O LEITOR COME PALAVRAS

“POEMA CARNAL

Vanda Ferreira (Bugra Sarará)

Planta do pé na estrada;

Mapa do destino na palma da mão;

Mangas morcego para lúdicos vôos.

Gola boba não afrouxa arrochado nó na garganta.

Devassa o labirinto da concha de carne,

Zumbem lembranças,

Congela o túnel do carpo.

Extremos pensamentos assoreados.”

– via Orkut, em 13/08/2011.

A tentativa de se encontrar com a Poesia está clara nesse "Poema Carnal", que tem algo de criativo em linguagem e temática. No entanto, está hermético em demasia – quase um enigma posto aos olhos do receptor. Vejo, com grande apreço, alguma ousadia na escolha (espontânea?) de vocábulos novos.
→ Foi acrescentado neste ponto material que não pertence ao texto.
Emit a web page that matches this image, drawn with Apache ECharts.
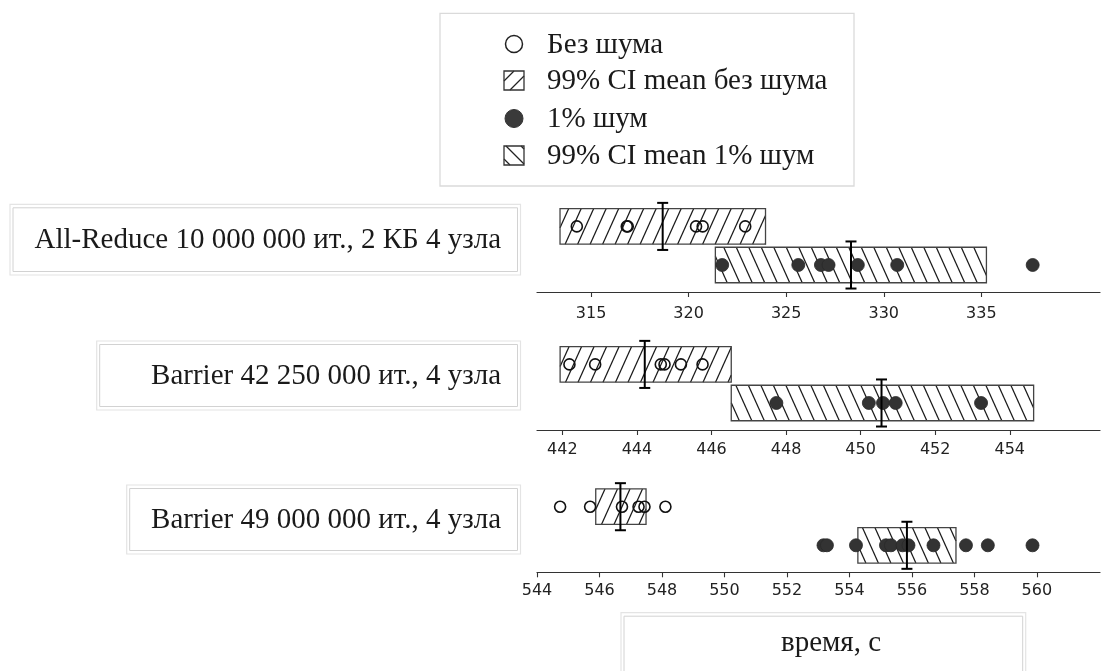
<!DOCTYPE html>
<html>
<head>
<meta charset="utf-8">
<script src="https://cdn.jsdelivr.net/npm/echarts@6/dist/echarts.min.js"></script>
<style>
  html, body { margin: 0; padding: 0; background: #fff; }
  #chart { width: 1101px; height: 671px; }
</style>
</head>
<body>
<div id="chart"></div>
<script>
// ---------- data ----------
const categories = [
  'All-Reduce 10 000 000 ит., 2 КБ 4 узла',
  'Barrier 42 250 000 ит., 4 узла',
  'Barrier 49 000 000 ит., 4 узла'
];
const legendNames = ['Без шума', '99% CI mean без шума', '1% шум', '99% CI mean 1% шум'];
const xAxisName = 'время, с';

const noNoisePts = [
  [314.27, 316.83, 316.88, 320.38, 320.72, 322.90],
  [442.19, 442.88, 444.64, 444.74, 445.18, 445.76],
  [544.74, 545.70, 546.72, 547.25, 547.44, 548.11]
];
const noisePts = [
  [321.72, 325.62, 326.78, 327.17, 328.67, 330.69, 337.63],
  [447.74, 450.22, 450.60, 450.94, 453.23],
  [553.17, 553.28, 554.21, 555.17, 555.33, 555.70, 555.89, 556.69, 557.73, 558.43, 559.86]
];
const ciNoNoise = [[313.41, 323.94], [441.94, 446.53], [545.88, 547.49]];
const meanNoNoise = [318.67, 444.21, 546.67];
const ciNoise = [[321.37, 335.26], [446.53, 454.64], [554.27, 557.41]];
const meanNoise = [328.32, 450.56, 555.84];

const axisMin = [312.23, 441.32, 544.0];
const axisMax = [341.08, 456.42, 562.02];
const tickValues = [
  [315, 320, 325, 330, 335],
  [442, 444, 446, 448, 450, 452, 454],
  [544, 546, 548, 550, 552, 554, 556, 558, 560]
];

// ---------- layout / style ----------
const ROW_NO = 1, ROW_NOISE = 0;
const BOX_HALF = 0.46, MEAN_HALF = 0.61;
const GRID_TOPS = [199.4, 337.4, 479.7];
const GRID_H = 92.6;
const LABEL_MARGINS = [13.5, 12, 11];
const SERIF_FONT = "29px 'Liberation Serif', 'DejaVu Serif', serif";

function hatchLines(x0, y0, x1, y1, dir, sp, s) {
  const out = [];
  const sign = dir === '/' ? 1 : -1;
  const cs = [x0 + sign * s * y0, x0 + sign * s * y1, x1 + sign * s * y0, x1 + sign * s * y1];
  const cmin = Math.min.apply(null, cs), cmax = Math.max.apply(null, cs);
  for (let c = Math.ceil(cmin / sp) * sp; c <= cmax; c += sp) {
    const xa = c - sign * s * y1, xb = c - sign * s * y0;
    const dx = xb - xa;
    let t0 = 0, t1 = 1;
    if (Math.abs(dx) > 1e-9) {
      const ta = (x0 - xa) / dx, tb = (x1 - xa) / dx;
      t0 = Math.max(0, Math.min(ta, tb));
      t1 = Math.min(1, Math.max(ta, tb));
    }
    if (t1 - t0 > 1e-6) {
      out.push({
        x1: xa + t0 * dx, y1: y1 + t0 * (y0 - y1),
        x2: xa + t1 * dx, y2: y1 + t1 * (y0 - y1)
      });
    }
  }
  return out;
}

function boxRender(dir) {
  return function (params, api) {
    const lo = api.value(0), hi = api.value(1), row = api.value(2);
    const a = api.coord([lo, row + BOX_HALF]);
    const b = api.coord([hi, row - BOX_HALF]);
    const x0 = a[0], y0 = a[1], x1 = b[0], y1 = b[1];
    const children = [{
      type: 'rect',
      shape: { x: x0, y: y0, width: x1 - x0, height: y1 - y0 },
      style: { fill: '#fff', stroke: 'none' }
    }];
    hatchLines(x0, y0, x1, y1, dir, 12.5, 0.45).forEach(function (l) {
      children.push({ type: 'line', shape: l, style: { stroke: '#1a1a1a', lineWidth: 1.25 } });
    });
    children.push({
      type: 'rect',
      shape: { x: x0, y: y0, width: x1 - x0, height: y1 - y0 },
      style: { fill: 'none', stroke: '#444', lineWidth: 1.3 }
    });
    return { type: 'group', children: children };
  };
}

function meanRender(params, api) {
  const v = api.value(0), row = api.value(1);
  const t = api.coord([v, row + MEAN_HALF]);
  const b = api.coord([v, row - MEAN_HALF]);
  const st = { stroke: '#000', lineWidth: 2 };
  return {
    type: 'group',
    children: [
      { type: 'line', shape: { x1: t[0], y1: t[1], x2: b[0], y2: b[1] }, style: st },
      { type: 'line', shape: { x1: t[0] - 5.5, y1: t[1], x2: t[0] + 5.5, y2: t[1] }, style: st },
      { type: 'line', shape: { x1: b[0] - 5.5, y1: b[1], x2: b[0] + 5.5, y2: b[1] }, style: st }
    ]
  };
}

const grids = [], xAxes = [], yAxes = [], series = [];
for (let i = 0; i < 3; i++) {
  grids.push({ left: 537, width: 563, top: GRID_TOPS[i], height: GRID_H, containLabel: false });
  xAxes.push({
    type: 'value', gridIndex: i, min: axisMin[i], max: axisMax[i],
    axisLine: { show: true, onZero: false, lineStyle: { color: '#333', width: 1.2 } },
    axisTick: { show: true, customValues: tickValues[i], length: 5, lineStyle: { color: '#333', width: 1.1 } },
    axisLabel: {
      show: true, customValues: tickValues[i], margin: LABEL_MARGINS[i],
      fontFamily: 'DejaVu Sans', fontSize: 16, color: '#222'
    },
    splitLine: { show: false }
  });
  yAxes.push({ type: 'value', gridIndex: i, min: -0.7, max: 1.7, show: false });

  series.push({
    name: legendNames[1], type: 'custom', xAxisIndex: i, yAxisIndex: i, z: 1, silent: true,
    renderItem: boxRender('/'),
    data: [[ciNoNoise[i][0], ciNoNoise[i][1], ROW_NO]]
  });
  series.push({
    name: legendNames[3], type: 'custom', xAxisIndex: i, yAxisIndex: i, z: 1, silent: true,
    renderItem: boxRender('\\'),
    data: [[ciNoise[i][0], ciNoise[i][1], ROW_NOISE]]
  });
  series.push({
    name: legendNames[0], type: 'scatter', xAxisIndex: i, yAxisIndex: i, z: 3, silent: true,
    symbol: 'circle', symbolSize: 11,
    itemStyle: { color: 'rgba(255,255,255,0)', borderColor: '#111', borderWidth: 1.6, opacity: 1 },
    data: noNoisePts[i].map(function (v) { return [v, ROW_NO]; })
  });
  series.push({
    name: legendNames[2], type: 'scatter', xAxisIndex: i, yAxisIndex: i, z: 3, silent: true,
    symbol: 'circle', symbolSize: 13,
    itemStyle: { color: '#333', borderColor: '#2a2a2a', borderWidth: 0.8, opacity: 1 },
    data: noisePts[i].map(function (v) { return [v, ROW_NOISE]; })
  });
  series.push({
    type: 'custom', xAxisIndex: i, yAxisIndex: i, z: 4, silent: true,
    renderItem: meanRender,
    data: [[meanNoNoise[i], ROW_NO], [meanNoise[i], ROW_NOISE]]
  });
}

// ---------- graphic: label boxes, legend, x-axis name ----------
function doubleBox(x0, y0, x1, y1) {
  return [
    { type: 'rect', shape: { x: x0, y: y0, width: x1 - x0, height: y1 - y0 },
      style: { fill: '#fff', stroke: '#e4e4e4', lineWidth: 1.2 }, z: 0 },
    { type: 'rect', shape: { x: x0 + 3, y: y0 + 3.5, width: x1 - x0 - 6, height: y1 - y0 - 7 },
      style: { fill: 'none', stroke: '#d2d2d2', lineWidth: 1 }, z: 0 }
  ];
}
const graphics = [];
const labelBoxes = [[10, 204.3, 520.5, 275], [96.7, 341, 520.5, 410], [126.7, 485, 520.5, 554]];
for (let i = 0; i < 3; i++) {
  const bx = labelBoxes[i];
  doubleBox(bx[0], bx[1], bx[2], bx[3]).forEach(function (g) { graphics.push(g); });
  graphics.push({
    type: 'text', z: 1,
    style: {
      text: categories[i], x: 501, y: (bx[1] + bx[3]) / 2 + 1,
      align: 'right', verticalAlign: 'middle',
      font: SERIF_FONT, fill: '#1a1a1a'
    }
  });
}
doubleBox(621, 612.7, 1025.7, 676).forEach(function (g) { graphics.push(g); });
graphics.push({
  type: 'text', z: 1,
  style: { text: xAxisName, x: 831, y: 643.5, align: 'center', verticalAlign: 'middle',
    font: SERIF_FONT, fill: '#1a1a1a' }
});
graphics.push({ type: 'rect', shape: { x: 440, y: 13.3, width: 414, height: 172.7 },
  style: { fill: '#fff', stroke: '#dadada', lineWidth: 1.3 }, z: 0 });
const legendRows = [44, 80.5, 118.5, 155.5];
const ICON_X = 514, TEXT_X = 547;
graphics.push({ type: 'circle', shape: { cx: ICON_X, cy: legendRows[0], r: 8.5 },
  style: { fill: 'none', stroke: '#222', lineWidth: 1.5 }, z: 1 });
graphics.push({ type: 'circle', shape: { cx: ICON_X, cy: legendRows[2], r: 9 },
  style: { fill: '#3a3a3a', stroke: '#333', lineWidth: 1 }, z: 1 });
[[1, '/'], [3, '\\']].forEach(function (r) {
  const cy = legendRows[r[0]];
  const x0 = ICON_X - 10, x1 = ICON_X + 10, y0 = cy - 9.5, y1 = cy + 9.5;
  hatchLines(x0, y0, x1, y1, r[1], 15, 1).forEach(function (l) {
    graphics.push({ type: 'line', shape: l, style: { stroke: '#222', lineWidth: 1.2 }, z: 1 });
  });
  graphics.push({ type: 'rect', shape: { x: x0, y: y0, width: 20, height: 19 },
    style: { fill: 'none', stroke: '#333', lineWidth: 1.3 }, z: 1 });
});
for (let k = 0; k < 4; k++) {
  graphics.push({
    type: 'text', z: 1,
    style: { text: legendNames[k], x: TEXT_X, y: legendRows[k] + 1, align: 'left', verticalAlign: 'middle',
      font: SERIF_FONT, fill: '#1a1a1a' }
  });
}

const chart = echarts.init(document.getElementById('chart'));
chart.setOption({
  animation: false,
  backgroundColor: '#fff',
  grid: grids,
  xAxis: xAxes,
  yAxis: yAxes,
  series: series,
  graphic: { elements: graphics }
});
</script>
</body>
</html>
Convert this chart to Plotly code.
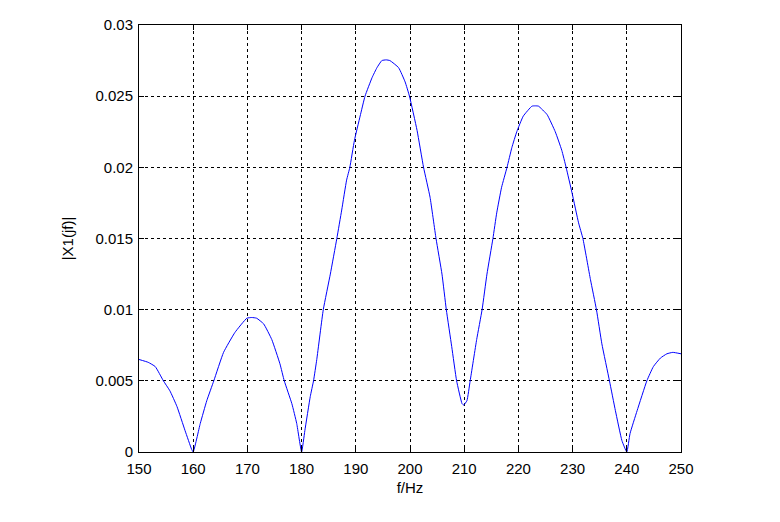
import plotly.graph_objects as go

freq_hz = [150.0, 151.7, 153.0, 154.5, 155.7, 157.0, 158.5, 159.7, 160.0, 161.3,
           162.5, 163.8, 165.6, 167.7, 169.9, 170.8, 171.7, 173.0, 174.5, 176.0,
           176.8, 178.2, 179.1, 180.0, 180.6, 181.6, 182.2, 182.8, 184.0, 185.3,
           186.5, 187.4, 188.3, 188.9, 189.75, 190.8, 191.7, 193.0, 193.9, 194.8,
           195.6, 196.3, 197.9, 199.1, 199.9, 201.3, 202.5, 203.7, 204.8, 205.9,
           206.7, 207.7, 208.6, 209.6, 209.9, 210.5, 211.1, 212.3, 213.3, 214.2,
           215.3, 216.0, 216.9, 217.9, 218.8, 219.7, 220.9, 222.5, 223.1, 223.7,
           225.3, 226.8, 228.0, 228.8, 229.9, 231.1, 231.9, 233.3, 234.4, 235.4,
           236.8, 237.9, 239.1, 240.0, 240.6, 241.9, 243.7, 244.9, 246.2, 247.4,
           248.5, 250.0]
magnitude = [0.0065, 0.0063, 0.0060, 0.0050, 0.0043, 0.0032, 0.0015, 0.0002, 0.0, 0.0020,
             0.0036, 0.0050, 0.0070, 0.0084, 0.0094, 0.00945, 0.0094, 0.0090, 0.0079, 0.0062,
             0.0050, 0.0034, 0.0020, 0.0, 0.0015, 0.0039, 0.0050, 0.0065, 0.0100, 0.0125,
             0.0150, 0.0170, 0.0191, 0.0200, 0.0219, 0.0236, 0.0250, 0.0263, 0.0270, 0.0275,
             0.02755, 0.0275, 0.0270, 0.0260, 0.0250, 0.0226, 0.0200, 0.0179, 0.0150, 0.0125,
             0.0100, 0.0074, 0.0050, 0.0034, 0.0033, 0.0036, 0.0050, 0.0079, 0.0100, 0.0125,
             0.0150, 0.0168, 0.0186, 0.0200, 0.0214, 0.0225, 0.0236, 0.0243, 0.02432, 0.0243,
             0.0237, 0.0225, 0.0212, 0.0200, 0.0182, 0.0161, 0.0150, 0.0121, 0.0100, 0.0076,
             0.0050, 0.0029, 0.0008, 0.0, 0.0013, 0.0029, 0.0050, 0.0060, 0.0066, 0.0069,
             0.0070, 0.0069]

x_ticks = [150, 160, 170, 180, 190, 200, 210, 220, 230, 240, 250]
y_ticks = [0, 0.005, 0.01, 0.015, 0.02, 0.025, 0.03]
y_tick_labels = ["0", "0.005", "0.01", "0.015", "0.02", "0.025", "0.03"]

FONT = "Liberation Sans, Arial, sans-serif"

fig = go.Figure()
fig.add_trace(go.Scatter(x=freq_hz, y=magnitude, mode="lines",
                         line=dict(color="#0000ff", width=1, shape="spline", smoothing=0.4),
                         showlegend=False, hoverinfo="skip"))

axis_common = dict(showline=True, linecolor="black", linewidth=1, mirror="ticks",
                   ticks="inside", ticklen=5, tickcolor="black",
                   showgrid=True, gridcolor="black", gridwidth=1, griddash="3px,3px",
                   zeroline=False, tickfont=dict(family=FONT, size=15, color="black"))

fig.update_xaxes(range=[150, 250], tickvals=x_ticks, ticktext=[str(t) for t in x_ticks],
                 ticklabelstandoff=3,
                 title=dict(text="f/Hz", font=dict(family=FONT, size=15, color="black"),
                            standoff=6),
                 **axis_common)
fig.update_yaxes(range=[0, 0.03], tickvals=y_ticks, ticktext=y_tick_labels,
                 ticklabelstandoff=2,
                 title=dict(text="|X1(jf)|", font=dict(family=FONT, size=15, color="black"),
                            standoff=18),
                 **axis_common)

fig.update_layout(width=780, height=522, paper_bgcolor="white", plot_bgcolor="white",
                  margin=dict(l=131, r=107, t=17, b=78, autoexpand=False),
                  font=dict(family=FONT, size=15, color="black"))

fig.write_html("out.html")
O espiritual redimensiona o universo rural cotidiano no sítio – o ambiente de trabalho – e de pronto começa o processo pessoal de hibridização. O que me parece é que a poetisa está lendo mais nos últimos anos, sobre variados assuntos, e os vocábulos se enfileiram querendo voltar ao mundo material da realidade, em oralidade e lavratura. Sim, porque o retorno das palavras engolidas dos livros leva, no mínimo, cerca de cinco anos para voltar como peça autônoma dentro dos poemas. Na prosa voltam mais cedo, dependendo das experimentações do novato em tempo exclusivo para a Palavra. A utilização do vocábulo “CARNAL” dignifica o enigma e propõe a charada, mercê do verso “Devassa o labirinto da concha de carne,” que sugere tão estranhamente e fora de contexto, que joga a sugestão para fora do alcance do leitor comum. O adjetivo “assoreados” qualificando os “extremos pensamentos”, conduz realmente ao “assoreamento” que é, segundo o Aurélio; “obstrução, por areia ou por sedimentos quaisquer, de um rio, canal ou estuário, geralmente em conseqüência de redução da correnteza.”. Obscurece a cuca do leitor e não permite intelecção, bloqueando o sensitivo. É o preço que o criador novato paga nessa fase de intensas descobertas. Sim, porque “palavra é pra comer”, como diz Maria Bethânia. E eu me atrevo a completar: para sugerir a semente e o fruto...

– Do livro NO VENTRE DA PALAVRA, 2011.